>It's not like undocumented immigrants even get welfare or other social programs
False. Medicaid is US state-subsidized health insurance, which undocumented immigrants are eligible for:
"Children (0–18 years old) can get full Medi-Cal coverage, no matter their immigration status. Adults (19 and older) are currently eligible for full Medi-Cal coverage, regardless of immigration status. Starting on January 1, 2026, adults who do not have Satisfactory Immigration Status (SIS) will no longer be able to enroll in full Medi-Cal. If you already have coverage, you can keep it; just make sure to renew your coverage during your renewal month."

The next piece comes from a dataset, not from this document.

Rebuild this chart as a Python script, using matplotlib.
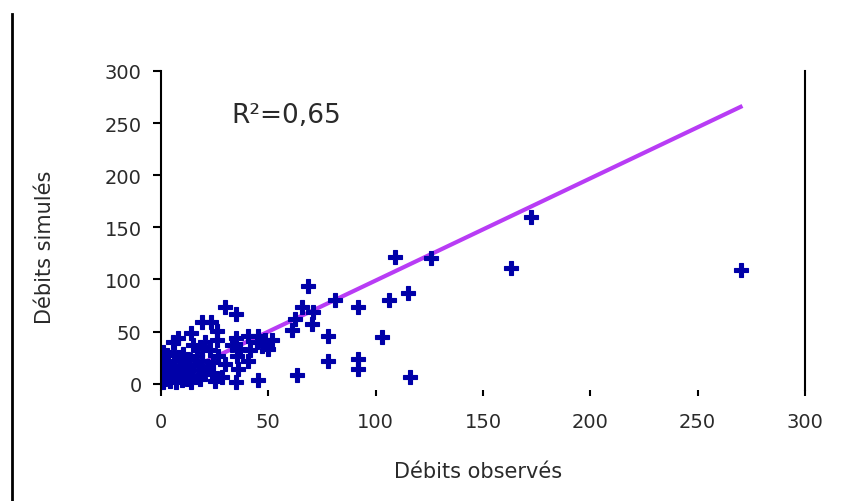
import matplotlib.pyplot as plt
from matplotlib.lines import Line2D

# débits observés / simulés (m3/s)
obs = [270, 172.6, 163, 125.6, 109, 115, 106, 92, 81, 68.5, 103, 92, 92, 116, 78, 78,
       65.5, 71, 62.5, 70.5, 61, 63.5,
       30, 35, 19, 23.5, 26, 14, 8, 5.7, 26, 35, 40.5, 45.3, 48.4, 51.6, 44.6, 37, 41.5,
       40.7, 36, 35, 45, 29.8, 28.3, 24.4, 19, 15, 20.5, 22.8, 16.6, 10.4, 13.5, 9.6,
       26.7, 35.3, 33, 25, 50, 47,
       1, 1, 4, 1, 7, 12, 12, 6.5, 0, 17.4, 21.3, 2, 3, 5, 8, 10, 14, 15, 18, 20, 3, 6,
       9, 2, 11, 4, 7, 0.5, 13, 19, 22, 24, 1]
sim = [109, 160, 111, 121, 122, 87, 80, 74, 80, 94, 45, 24, 14, 6.5, 46, 22,
       73.5, 68.5, 62, 57.5, 52, 8.6,
       74, 67, 59.5, 59.5, 51, 48.5, 44, 40, 41.5, 44, 46, 46, 41.5, 41.5, 40, 33.6, 32,
       22, 14.4, 2, 3.5, 19, 6.4, 20.8, 33.6, 36.7, 40, 32, 27, 28.8, 22.4, 17.5,
       27, 27, 36.7, 3, 33, 36,
       24, 14.4, 8, 1.6, 1.6, 4.8, 11, 22, 11, 12.8, 17.5, 5, 18, 13, 10, 4, 2, 8, 5, 10,
       28, 30, 25, 20, 16, 3, 7, 6, 18, 22, 14, 10, 30]

# droite de tendance
pente = 0.98
ordonnee = 1.0
r2_label = "R²=0,65"

fig = plt.figure(figsize=(8.53, 5.02), dpi=100)
ax = fig.add_axes([0.1887, 0.2211, 0.755, 0.6355])

ax.plot(obs, sim, linestyle='none', marker='P', markersize=9.5,
        color='#0000a8', markeredgecolor='#0000a8', markeredgewidth=0.8)

x_tend = [min(obs), max(obs)]
y_tend = [pente * x + ordonnee for x in x_tend]
ax.plot(x_tend, y_tend, color='#b83cf5', linewidth=3, zorder=1)

ax.set_xlim(0, 300)
ax.set_ylim(-6, 300)
ax.set_xticks([0, 50, 100, 150, 200, 250, 300])
ax.set_yticks([0, 50, 100, 150, 200, 250, 300])

ax.spines['top'].set_visible(False)
ax.spines['bottom'].set_visible(False)
ax.spines['left'].set_linewidth(1.5)
ax.spines['right'].set_linewidth(1.5)

ax.tick_params(axis='x', direction='out', length=4.5, width=1.5, pad=11,
               labelsize=14, labelcolor='#2a2a2a')
ax.tick_params(axis='y', direction='out', length=6, width=1.5, pad=8,
               labelsize=14, labelcolor='#2a2a2a')

ax.text(33, 258, r2_label, fontsize=19, ha='left', va='center', color='#2a2a2a')

fig.text(478 / 853, 1 - 472 / 502, "Débits observés", fontsize=15,
         ha='center', va='center', color='#2a2a2a')
fig.text(45 / 853, 1 - 247 / 502, "Débits simulés", fontsize=15, rotation=90,
         ha='center', va='center', color='#2a2a2a')

# trait vertical à gauche de la figure
fig.add_artist(Line2D([12 / 853, 12 / 853], [0, 1 - 15 / 502],
                      transform=fig.transFigure, color='black', linewidth=2))

fig.savefig('out.png', dpi=100)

https://www.dhcs.ca.gov/medi-cal-immigrant-eligibility-faqs/
(Medi-Cal is the California version of Medicaid)
>For example, many of these people flee countries that have dire situations directly caused by US interventions over the past decades including most of Central and South America.
Not everything is the fault of the USA.
Chile, one of the most famous examples of American intervention, is now one of the wealthiest countries in Latam: https://ourworldindata.org/grapher/daily-mean-income?mapSele...
Polls showed most Panamanians approved of Operation Just Cause. You can see after the operation in 1989, Panama's median income started ticking upwards: https://ourworldindata.org/grapher/daily-mean-income?tab=lin...
And when the US intervened in Venezuela recently, Venezuelans were dancing on the streets.
As an isolationist, I'm against American interventions. Our track record is mixed at best. But the idea that every world problem, or every South American problem, can be blamed on the US somehow is a vast oversimplification.
Medi-cal and the Washington state medicaid programs both allow for non-citizens. However, they do not use federal funds to cover non-citizens, they use state funds. They leverage their higher tax revenues to cover.
Federal medicaid funds do not go to illegal immigrants. If a state wants to cover them they have to do that out of state revenue.
Since medicaid is partially state funded and mainly federally funded that's what opens up the door for states to have different rules for eligibility (expanding beyond the federal standard). However, the states have to cover the excess when they decide to do that.